Part of the difficulty with the term is that it seeks to construct and apply a common conceptual framework across diverse cultures and peoples. Different anthropologists studying different peoples therefore draw conflicting conclusions about the nature, structure and practices of tribes. Writing on the Kurdish peoples, anthropologist Martin van Bruinessen argued, "the terms of standard anthropological usage, 'tribe', 'clan' and 'lineage' appear to be a straitjacket that ill fits the social reality of Kurdistan".
There are further negative connotations of the term "tribe" that have reduced its use. Writing in 2013, scholar Matthew Ortoleva noted that "like the word Indian, [t]ribe is a word that has connotations of colonialism." Survival International says "It is important to make the distinction between tribal and indigenous because tribal peoples have a special status acknowledged in international law as well as problems in addition to those faced by the wider category of indigenous peoples."
Few tribes today remain isolated from the development of the modern state system. Tribes have lost their legitimacy to conduct traditional functions, such as tithing, delivering justice and defending territory, with these being replaced by states functions and institutions, such as taxation, law courts and the military. Most have suffered decline and loss of cultural identity. Some have adapted to the new political context and transformed their culture and practices in order to survive, whilst others have secured legal rights and protections.

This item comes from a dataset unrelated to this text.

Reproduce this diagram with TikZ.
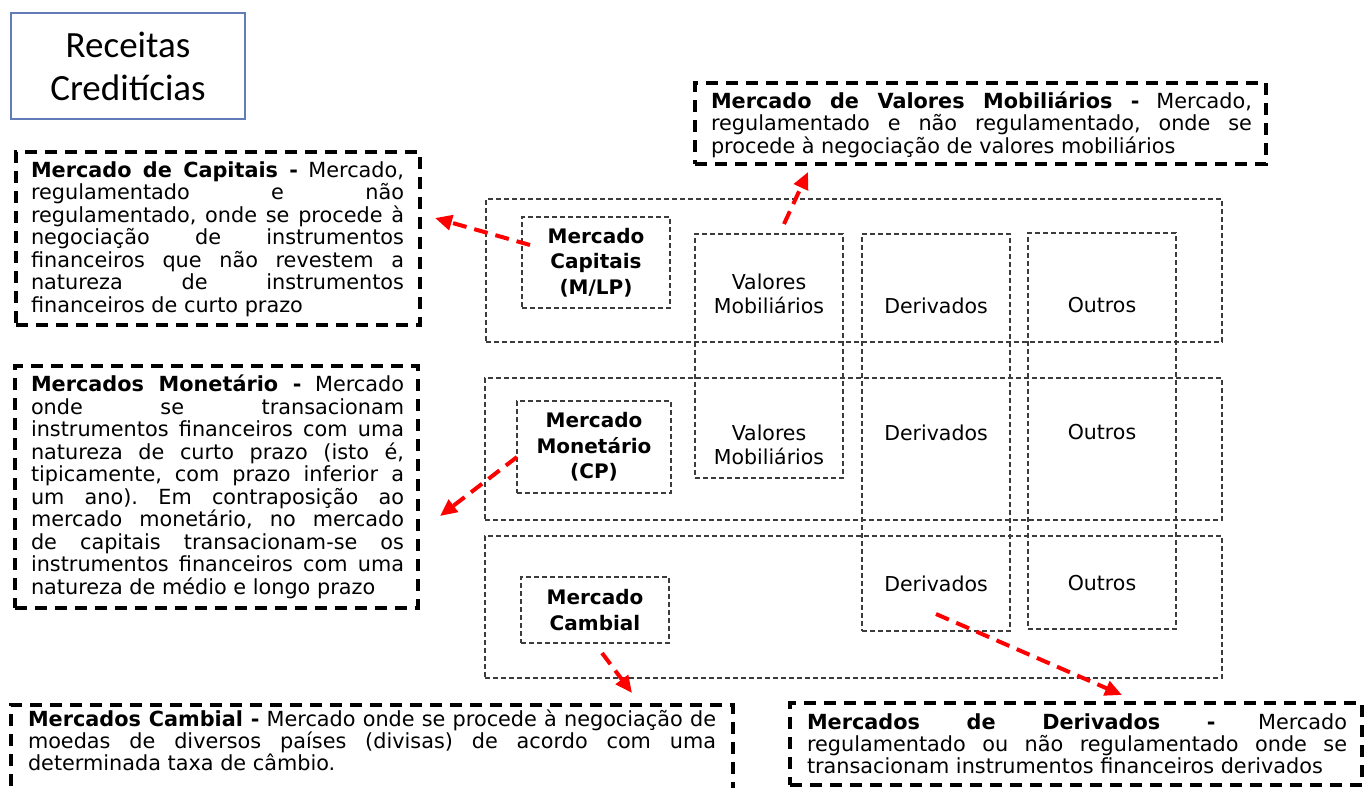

Anthropologist Morton Fried proposed that most surviving tribes do not have their origin in pre-state tribes, but rather in pre-state bands. Such "secondary" tribes, he suggested, developed as modern products of state expansion. Bands comprise small, mobile, and fluid social formations with weak leadership. They do not generate surpluses, pay no taxes, and support no standing army. Fried argued that secondary tribes develop in one of two ways. First, states could set them up as means to extend administrative and economic influence in their hinterland, where direct political control costs too much. States would encourage (or require) people on their frontiers to form more clearly bounded and centralized polities, because such polities could begin producing surpluses and taxes, and would have a leadership responsive to the needs of neighboring states (the so-called "scheduled" tribes of the United States or of British India provide good examples of this). Second, bands could form "secondary" tribes as a means to defend against state expansion. Members of bands would form more clearly bounded and centralized polities, because such polities could begin producing surpluses that could support a standing army that could fight against states, and they would have a leadership that could co-ordinate economic production and military activities.
In the Native American tribes of North America, tribes are considered polities, or sovereign nations, that have retained or been granted legal recognition and some degree of autonomy by a national or federal government.